Is it so clear that they will do as well in authoritarian regimes—ones that may well believe in the promise of higher education, but not in academic and personal freedom? My friend and former Yale colleague Christopher L. Miller noted forcefully in these pages last spring that Yale University’s stated policy of free speech and freedom from discrimination on the basis of race, gender, or sexual orientation fits uneasily in Singapore—where the university will open a new college in partnership with the National University of Singapore. Homosexuality is, in fact, against the law in Singapore. No doubt Yale students will never be prosecuted under antisodomy laws—at least when on campus (can anyone guarantee the same off campus?).
But that’s only part of the point: In the past, collaboration with repressive regimes has often produced a shrinking margin of freedom for rights of speech, assembly, and unfettered academic debate and research. And anyone who thinks Yale-NUS is entering a thriving democracy has only to read the Human Rights Watch report on Singapore, from which I cite just a few lines: “Singapore’s constitution guarantees rights to free expression, peaceful assembly, and association, but also permits restrictions in the name of security, the protection of public order, morality, parliamentary privilege, and racial and religious harmony. The restrictions are interpreted broadly. Censorship extends to broadcast and electronic media, films, videos, music, sound recordings, and computer games. The Newspaper and Printing Presses Act requires yearly registration and permits authorities to limit circulation of foreign papers which ‘engage in the domestic politics of Singapore.’”
There is a story told about my old teacher and mentor, Renato Poggioli, during a debate of the Harvard University faculty in the 1950s, at a time when universities were asked to require their students to sign “loyalty oaths.” McGeorge Bundy, dean of the faculty of arts and scientists, claimed that Harvard would not be involved in administering the oath; all it had to do was lick the stamps on the envelopes (containing the signed oaths) sent to Washington. Poggioli, a refugee from Fascist Italy who spoke with the purest Tuscan accent, rose to say: “I am from the city of Machiavelli.
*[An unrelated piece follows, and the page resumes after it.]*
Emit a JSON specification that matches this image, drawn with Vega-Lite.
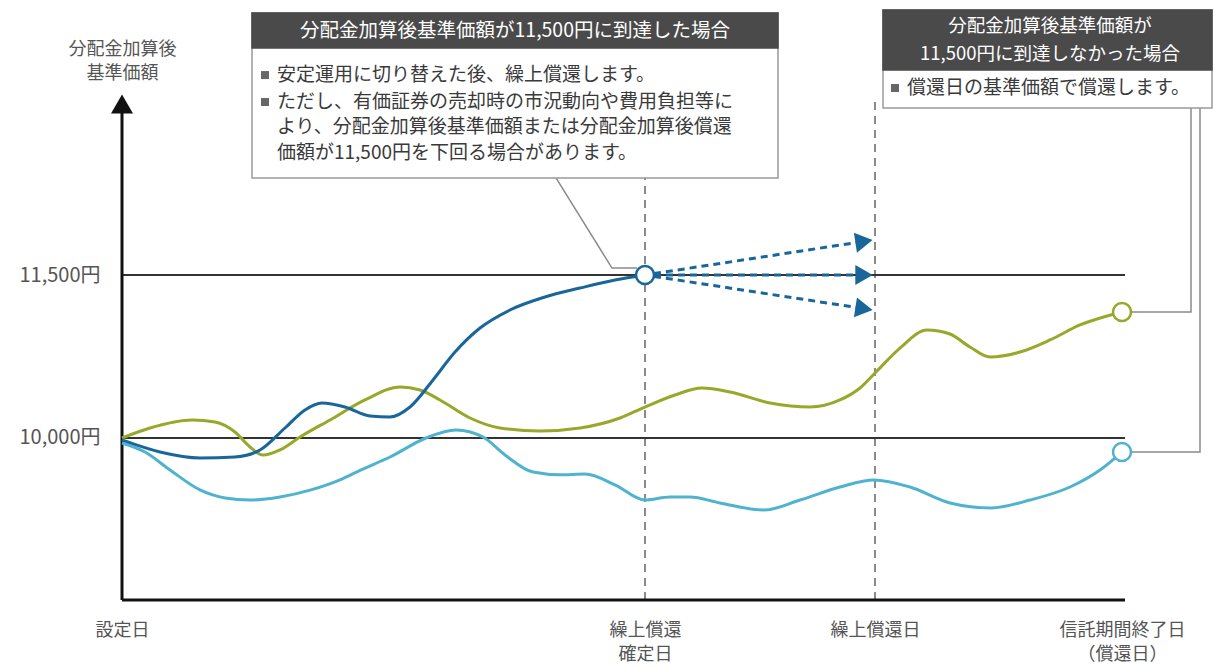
{
  "$schema": "https://vega.github.io/schema/vega-lite/v6.json",
  "width": 1092,
  "height": 600,
  "autosize": {"type": "none"},
  "padding": {"left": 122, "top": 0, "right": 0, "bottom": 66},
  "config": {
    "view": {"stroke": null},
    "font": "Noto Sans CJK JP",
    "text": {"font": "Noto Sans CJK JP"}
  },
  "datasets": {
    "curves": [
      {"series": "low", "t": 0, "v": 9954}, {"series": "low", "t": 2.3, "v": 9871}, {"series": "low", "t": 4.8, "v": 9706},
      {"series": "low", "t": 7.8, "v": 9522}, {"series": "low", "t": 10.3, "v": 9448}, {"series": "low", "t": 12.8, "v": 9429},
      {"series": "low", "t": 15.8, "v": 9457}, {"series": "low", "t": 18.9, "v": 9522}, {"series": "low", "t": 21.8, "v": 9614},
      {"series": "low", "t": 23.9, "v": 9706}, {"series": "low", "t": 26.8, "v": 9825}, {"series": "low", "t": 30.4, "v": 10000},
      {"series": "low", "t": 33.4, "v": 10074}, {"series": "low", "t": 36.1, "v": 10009}, {"series": "low", "t": 38.3, "v": 9844},
      {"series": "low", "t": 41.1, "v": 9687}, {"series": "low", "t": 43.8, "v": 9662}, {"series": "low", "t": 46.3, "v": 9668},
      {"series": "low", "t": 49.3, "v": 9568}, {"series": "low", "t": 52.3, "v": 9429}, {"series": "low", "t": 54.8, "v": 9457},
      {"series": "low", "t": 56.8, "v": 9457}, {"series": "low", "t": 59.8, "v": 9402}, {"series": "low", "t": 64.2, "v": 9337},
      {"series": "low", "t": 67.8, "v": 9429}, {"series": "low", "t": 71.8, "v": 9549}, {"series": "low", "t": 75.2, "v": 9614},
      {"series": "low", "t": 78.8, "v": 9549}, {"series": "low", "t": 82.8, "v": 9402}, {"series": "low", "t": 86.9, "v": 9356},
      {"series": "low", "t": 90.8, "v": 9429}, {"series": "low", "t": 94.8, "v": 9549}, {"series": "low", "t": 97.8, "v": 9706},
      {"series": "low", "t": 100, "v": 9871},
      {"series": "high", "t": 0, "v": 10000}, {"series": "high", "t": 2.8, "v": 10092}, {"series": "high", "t": 7, "v": 10166},
      {"series": "high", "t": 9.3, "v": 10147}, {"series": "high", "t": 11.3, "v": 10055}, {"series": "high", "t": 12.8, "v": 9917},
      {"series": "high", "t": 14.1, "v": 9843}, {"series": "high", "t": 15.8, "v": 9890}, {"series": "high", "t": 17.8, "v": 10009},
      {"series": "high", "t": 20.8, "v": 10166}, {"series": "high", "t": 24.3, "v": 10350}, {"series": "high", "t": 27.8, "v": 10469},
      {"series": "high", "t": 29.8, "v": 10442}, {"series": "high", "t": 31.8, "v": 10350}, {"series": "high", "t": 34.8, "v": 10184},
      {"series": "high", "t": 37.8, "v": 10092}, {"series": "high", "t": 41.8, "v": 10064}, {"series": "high", "t": 45.8, "v": 10092},
      {"series": "high", "t": 49.8, "v": 10184}, {"series": "high", "t": 52.3, "v": 10285}, {"series": "high", "t": 55.3, "v": 10396},
      {"series": "high", "t": 58, "v": 10460}, {"series": "high", "t": 60.8, "v": 10423}, {"series": "high", "t": 64.8, "v": 10322},
      {"series": "high", "t": 68.8, "v": 10285}, {"series": "high", "t": 71.8, "v": 10350}, {"series": "high", "t": 73.8, "v": 10460},
      {"series": "high", "t": 75.3, "v": 10598}, {"series": "high", "t": 77.8, "v": 10828}, {"series": "high", "t": 80.5, "v": 10994},
      {"series": "high", "t": 82.8, "v": 10957}, {"series": "high", "t": 84.8, "v": 10837}, {"series": "high", "t": 86.8, "v": 10745},
      {"series": "high", "t": 89.8, "v": 10791}, {"series": "high", "t": 92.8, "v": 10902}, {"series": "high", "t": 95.8, "v": 11040},
      {"series": "high", "t": 100, "v": 11160},
      {"series": "early", "t": 0, "v": 9982}, {"series": "early", "t": 3.8, "v": 9871}, {"series": "early", "t": 7.8, "v": 9816},
      {"series": "early", "t": 11.3, "v": 9825}, {"series": "early", "t": 13.8, "v": 9890}, {"series": "early", "t": 16.3, "v": 10092},
      {"series": "early", "t": 18.3, "v": 10258}, {"series": "early", "t": 20, "v": 10322}, {"series": "early", "t": 22.3, "v": 10285},
      {"series": "early", "t": 24.8, "v": 10202}, {"series": "early", "t": 26.8, "v": 10193}, {"series": "early", "t": 28.8, "v": 10285},
      {"series": "early", "t": 31.1, "v": 10534}, {"series": "early", "t": 33.3, "v": 10791}, {"series": "early", "t": 35.8, "v": 11012},
      {"series": "early", "t": 38.8, "v": 11178}, {"series": "early", "t": 42.3, "v": 11298}, {"series": "early", "t": 45.8, "v": 11380},
      {"series": "early", "t": 49.3, "v": 11454}, {"series": "early", "t": 52.3, "v": 11500}
    ],
    "levels": [
      {"t": 0, "t2": 100.3, "v": 10000},
      {"t": 0, "t2": 100.3, "v": 11500}
    ],
    "frame": [
      {"t": 0, "v": 8509, "t2": 0, "v2": 12991},
      {"t": 0, "v": 8509, "t2": 100.3, "v2": 8509}
    ],
    "dates": [
      {"t": 52.3, "v": 8509, "v2": 12512},
      {"t": 75.3, "v": 8509, "v2": 13110}
    ],
    "ends": [
      {"series": "early", "t": 52.3, "v": 11500},
      {"series": "high", "t": 100, "v": 11160},
      {"series": "low", "t": 100, "v": 9871}
    ],
    "paths": [
      {"rise": 1, "t": 53.2, "v": 11513, "t2": 73.6, "v2": 11801},
      {"rise": 0, "t": 53.2, "v": 11500, "t2": 73.6, "v2": 11500},
      {"rise": -1, "t": 53.2, "v": 11487, "t2": 73.6, "v2": 11199}
    ],
    "heads": [
      {"rise": 1, "t": 74.2, "v": 11809},
      {"rise": 0, "t": 74.2, "v": 11500},
      {"rise": -1, "t": 74.2, "v": 11191}
    ],
    "callouts": [
      {"id": "c1", "k": 1, "t": 43.4, "v": 12393}, {"id": "c1", "k": 2, "t": 49, "v": 11564}, {"id": "c1", "k": 3, "t": 51.5, "v": 11564},
      {"id": "c2", "k": 1, "t": 106.9, "v": 13037}, {"id": "c2", "k": 2, "t": 106.9, "v": 11160}, {"id": "c2", "k": 3, "t": 101, "v": 11160},
      {"id": "c3", "k": 1, "t": 107.8, "v": 13037}, {"id": "c3", "k": 2, "t": 107.8, "v": 9871}, {"id": "c3", "k": 3, "t": 101, "v": 9871}
    ],
    "boxes": [
      {"part": "body", "t": 13, "t2": 65.6, "v": 13911, "v2": 12393},
      {"part": "head", "t": 13, "t2": 65.6, "v": 13911, "v2": 13589},
      {"part": "body", "t": 76.1, "t2": 109, "v": 13939, "v2": 13037},
      {"part": "head", "t": 76.1, "t2": 109, "v": 13939, "v2": 13387}
    ],
    "heading": [
      {"t": 39.3, "v": 13745, "text": "分配金加算後基準価額が11,500円に到達した場合"}
    ],
    "heading2": [
      {"t": 92.8, "v": 13796, "text": "分配金加算後基準価額が"},
      {"t": 92.8, "v": 13538, "text": "11,500円に到達しなかった場合"}
    ],
    "bullets": [
      {"t": 14.3, "v": 13340}, {"t": 14.3, "v": 13092}, {"t": 77.3, "v": 13221}
    ],
    "notes": [
      {"t": 15.5, "v": 13340, "text": "安定運用に切り替えた後、繰上償還します。"},
      {"t": 15.5, "v": 13092, "text": "ただし、有価証券の売却時の市況動向や費用負担等に"},
      {"t": 15.5, "v": 12862, "text": "より、分配金加算後基準価額または分配金加算後償還"},
      {"t": 15.5, "v": 12623, "text": "価額が11,500円を下回る場合があります。"},
      {"t": 78.5, "v": 13221, "text": "償還日の基準価額で償還します。"}
    ]
  },
  "encoding": {
    "x": {
      "field": "t",
      "type": "quantitative",
      "scale": {"domain": [0, 109.2], "nice": false, "zero": false},
      "axis": {
        "values": [0, 52.3, 75.3, 100],
        "labelExpr": "datum.value < 1 ? '設定日' : datum.value > 99 ? ['信託期間終了日', '（償還日）'] : datum.value > 60 ? '繰上償還日' : ['繰上償還', '確定日']",
        "domain": false,
        "ticks": false,
        "grid": false,
        "title": null,
        "labelAngle": 0,
        "labelFlush": false,
        "labelOverlap": false,
        "labelPadding": 21,
        "labelBaseline": "top",
        "labelLineHeight": 24,
        "labelFontSize": 18,
        "labelColor": "#555"
      }
    },
    "y": {
      "field": "v",
      "type": "quantitative",
      "scale": {"domain": [8509, 14031], "nice": false, "zero": false},
      "axis": {
        "values": [10000, 11500],
        "labelExpr": "format(datum.value, ',') + '円'",
        "domain": false,
        "ticks": false,
        "grid": false,
        "labelFlush": false,
        "labelPadding": 22,
        "labelFontSize": 20,
        "labelColor": "#555",
        "title": ["分配金加算後", "基準価額"],
        "titleAngle": 0,
        "titleAlign": "center",
        "titleBaseline": "top",
        "titleX": 0,
        "titleY": 40,
        "titleLineHeight": 24,
        "titleFontSize": 18,
        "titleFontWeight": "normal",
        "titleColor": "#555"
      }
    }
  },
  "layer": [
    {
      "data": {"name": "dates"},
      "mark": {"type": "rule", "color": "#8a8a8a", "strokeWidth": 2, "strokeDash": [8, 6]},
      "encoding": {"y2": {"field": "v2"}}
    },
    {
      "data": {"name": "levels"},
      "mark": {"type": "rule", "color": "#333", "strokeWidth": 2},
      "encoding": {"x2": {"field": "t2"}}
    },
    {
      "data": {"name": "frame"},
      "mark": {"type": "rule", "color": "#111", "strokeWidth": 3},
      "encoding": {"x2": {"field": "t2"}, "y2": {"field": "v2"}}
    },
    {
      "data": {"values": [{"t": 0, "v": 13074}]},
      "mark": {"type": "point", "shape": "triangle-up", "filled": true, "size": 484, "color": "#111", "opacity": 1}
    },
    {
      "data": {"name": "curves"},
      "mark": {"type": "line", "interpolate": "monotone", "strokeWidth": 3},
      "encoding": {
        "color": {
          "field": "series",
          "type": "nominal",
          "scale": {"domain": ["low", "high", "early"], "range": ["#4fb3cf", "#97a82a", "#19669a"]},
          "legend": null
        },
        "order": {"field": "t", "type": "quantitative"}
      }
    },
    {
      "data": {"name": "callouts"},
      "mark": {"type": "line", "color": "#8a8a8a", "strokeWidth": 1.5},
      "encoding": {
        "detail": {"field": "id", "type": "nominal"},
        "order": {"field": "k", "type": "quantitative"}
      }
    },
    {
      "data": {"name": "paths"},
      "mark": {"type": "rule", "color": "#19669a", "strokeWidth": 3, "strokeDash": [7, 5]},
      "encoding": {"x2": {"field": "t2"}, "y2": {"field": "v2"}}
    },
    {
      "data": {"name": "heads"},
      "mark": {"type": "point", "shape": "triangle-right", "filled": true, "size": 400, "color": "#19669a", "opacity": 1},
      "encoding": {
        "angle": {"field": "rise", "type": "quantitative", "scale": {"domain": [-1, 1], "range": [8.7, -8.7]}, "legend": null}
      }
    },
    {
      "data": {"name": "ends"},
      "mark": {"type": "point", "shape": "circle", "filled": false, "fill": "white", "fillOpacity": 1, "size": 324, "strokeWidth": 2.5, "opacity": 1},
      "encoding": {
        "stroke": {
          "field": "series",
          "type": "nominal",
          "scale": {"domain": ["low", "high", "early"], "range": ["#4fb3cf", "#97a82a", "#19669a"]},
          "legend": null
        }
      }
    },
    {
      "data": {"name": "boxes"},
      "transform": [{"filter": "datum.part == 'body'"}],
      "mark": {"type": "rect", "fill": "white", "stroke": "#9a9a9a", "strokeWidth": 1.5},
      "encoding": {"x2": {"field": "t2"}, "y2": {"field": "v2"}}
    },
    {
      "data": {"name": "boxes"},
      "transform": [{"filter": "datum.part == 'head'"}],
      "mark": {"type": "rect", "fill": "#4a4a4a", "stroke": "#4a4a4a", "strokeWidth": 1.5},
      "encoding": {"x2": {"field": "t2"}, "y2": {"field": "v2"}}
    },
    {
      "data": {"name": "heading"},
      "mark": {"type": "text", "color": "white", "fontSize": 19.5, "align": "center", "baseline": "middle"},
      "encoding": {"text": {"field": "text"}}
    },
    {
      "data": {"name": "heading2"},
      "mark": {"type": "text", "color": "white", "fontSize": 18.5, "align": "center", "baseline": "middle"},
      "encoding": {"text": {"field": "text"}}
    },
    {
      "data": {"name": "bullets"},
      "mark": {"type": "square", "color": "#666", "size": 64, "opacity": 1}
    },
    {
      "data": {"name": "notes"},
      "mark": {"type": "text", "color": "#3a3a3a", "fontSize": 19, "align": "left", "baseline": "middle"},
      "encoding": {"text": {"field": "text"}}
    }
  ]
}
But that is the most Machiavellian speech I have ever heard. You begin lickin’ their stamps, and you end up lickin’ their something else.”
One can certainly make an argument in favor of bringing the American cultural capital represented by Yale to Singapore or that of New York University to Abu Dhabi, where it is expanding. I wish, though, that I could believe that these new creations would partake of the same idealism that drove so many founders of colleges in early America. The new version of the cultural-export business seems to me largely market driven. It strikes me as the outcome of university governance that has become increasingly corporate in structure, goals, and management. University presidents now seem compelled to brand and sell their products not just at home, but also to a global market. I fear that may compromise the idealism—the utopianism—that has characterized American universities at their best. I hope I am wrong. I would be happy to see NYU and Yale make uncompromising statements about their understanding of freedom in the teeth of regimes that do not practice freedom.